LogoSponsor

Mères et entrepreneures : s’occuper de deux bébés en même temps

Des fichiers Excel et des couches.

Par
Arianne Maynard-Turcotte
Publicité

Des cheffes d’entreprises qui ont des enfants, il y en a beaucoup. Mais des mères qui doivent gérer la naissance et la croissance d’une entreprise en même temps que la naissance d’un bébé, il y en a moins. Roxanne Sayegh, directrice générale du Cinéma Moderne, Claudie Gravel-Niquet, fondatrice de Club Kombucha et Geneviève Everell, fondatrice de Sushi à la maison, font partie de cette catégorie de mères-entrepreneures next level.
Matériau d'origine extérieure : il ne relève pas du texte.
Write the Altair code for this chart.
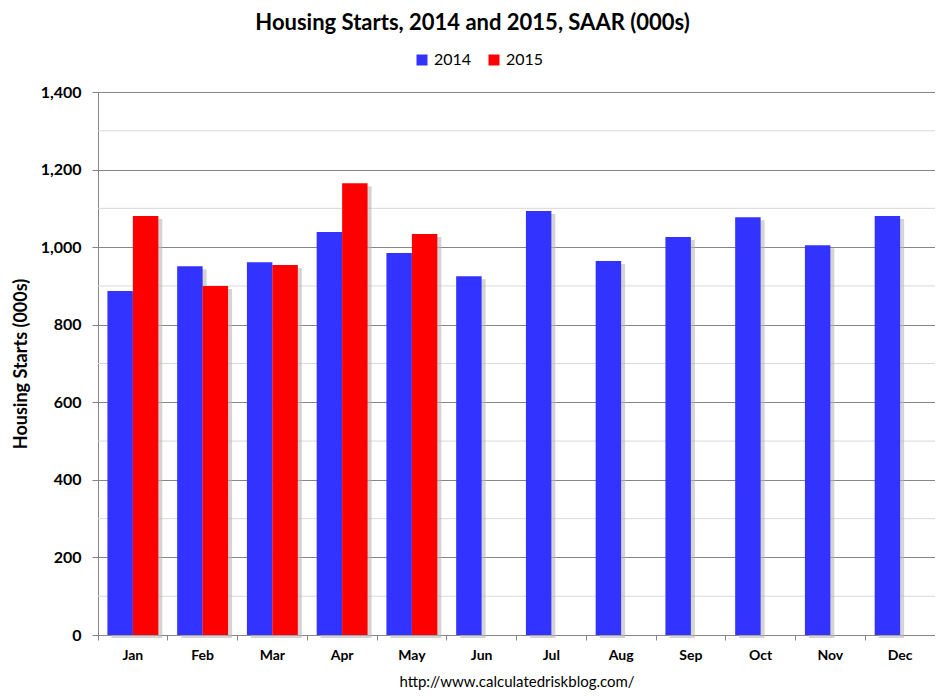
import altair as alt
import pandas as pd

months = ["Jan", "Feb", "Mar", "Apr", "May", "Jun", "Jul", "Aug", "Sep", "Oct", "Nov", "Dec"]
series = ["2014", "2015"]
colors = ["#3333FF", "#FF0000"]
starts_2014 = [887, 951, 961, 1039, 985, 925, 1093, 964, 1026, 1077, 1005, 1080]
starts_2015 = [1080, 900, 954, 1165, 1034]
major_ticks = [0, 200, 400, 600, 800, 1000, 1200, 1400]
minor_ticks = [100, 300, 500, 700, 900, 1100, 1300]

rows = []
for m, v in zip(months, starts_2014):
    rows.append({"month": m, "year": "2014", "value": v})
for m, v in zip(months, starts_2015):
    rows.append({"month": m, "year": "2015", "value": v})
df = pd.DataFrame(rows)
minor_df = pd.DataFrame({"v": minor_ticks})

FONT = "Lato"

x_enc = alt.X(
    "month:N",
    sort=months,
    scale=alt.Scale(paddingInner=0, paddingOuter=0),
    axis=alt.Axis(
        title="http://www.calculatedriskblog.com/",
        titleFontWeight="normal",
        titleFontSize=15,
        titleFont=FONT,
        titleColor="#000000",
        titlePadding=12,
        bandPosition=0,
        labelAngle=0,
        labelFont=FONT,
        labelFontWeight="bold",
        labelFontSize=14,
        labelPadding=8,
        labelColor="#000000",
        tickSize=5,
        tickColor="#868686",
        domainColor="#868686",
        grid=False,
    ),
)
y_enc = alt.Y(
    "value:Q",
    scale=alt.Scale(domain=[0, 1400], nice=False),
    axis=alt.Axis(
        values=major_ticks,
        format=",.0f",
        title="Housing Starts (000s)",
        titleFont=FONT,
        titleFontSize=18,
        titleFontWeight="bold",
        titleColor="#000000",
        titlePadding=10,
        labelFont=FONT,
        labelFontWeight="bold",
        labelFontSize=16,
        labelPadding=11,
        labelColor="#000000",
        tickSize=6,
        tickColor="#868686",
        domainColor="#868686",
        grid=True,
        gridColor="#868686",
        gridWidth=1,
    ),
)
xoff = alt.XOffset("year:N", scale=alt.Scale(domain=series, paddingInner=0, paddingOuter=0.37))
xoff_shadow = alt.XOffset(
    "year:N", scale=alt.Scale(domain=series, paddingInner=0, paddingOuter=0.37, range=[4, 73.75])
)

minor = alt.Chart(minor_df).mark_rule(color="#d9d9d9", strokeWidth=1).encode(
    y=alt.Y("v:Q", scale=alt.Scale(domain=[0, 1400], nice=False))
)

shadow = alt.Chart(df).mark_bar(color="#b8b8b8", opacity=0.6, yOffset=3, y2Offset=0).encode(
    x=x_enc, xOffset=xoff_shadow, y=y_enc
)

bars = alt.Chart(df).mark_bar().encode(
    x=x_enc,
    xOffset=xoff,
    y=y_enc,
    color=alt.Color(
        "year:N",
        scale=alt.Scale(domain=series, range=colors),
        legend=alt.Legend(
            title=None,
            orient="none",
            direction="horizontal",
            legendX=316,
            legendY=-40,
            symbolType="square",
            symbolSize=121,
            symbolStrokeWidth=0,
            symbolOpacity=1,
            labelFont=FONT,
            labelFontSize=16,
            labelColor="#000000",
            labelOffset=4,
            columnPadding=14,
            padding=0,
        ),
    ),
)

chart = (
    alt.layer(minor, shadow, bars)
    .resolve_scale(xOffset="independent")
    .properties(
        width=837,
        height=543,
        autosize=alt.AutoSizeParams(type="none"),
        padding={"left": 90, "top": 84, "right": 0, "bottom": 60},
        title=alt.TitleParams(
            "Housing Starts,  2014 and 2015, SAAR (000s)",
            font=FONT,
            fontSize=22,
            fontWeight="bold",
            color="#000000",
            anchor="middle",
            dx=-44,
            offset=17,
        ),
    )
    .configure_view(stroke=None)
    .configure(background="#ffffff")
)

chart.save("out.html", embed_options={"renderer": "svg", "actions": False})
Elles ont toutes les trois accepté de répondre à nos questions sur le sujet avec beaucoup de générosité et sans aucune bullshit.

Aviez-vous des peurs liées à votre maternité et à votre entreprise avant d’avoir un enfant?

Roxanne – Avant la grossesse, je travaillais comme directrice aux Rencontres internationales du documentaire de Montréal. Je voyais bien que ma seule collègue qui était maman en arrachait par moments pour conjuguer vie de famille et vie professionnelle, mais ça ne me faisait pas plus peur que ça. Même qu’une directrice de festival était venue aux RIDM avec son bébé et m’avait dit que c’était tout à fait possible… mais elle a démissionné de son poste quelques mois plus tard!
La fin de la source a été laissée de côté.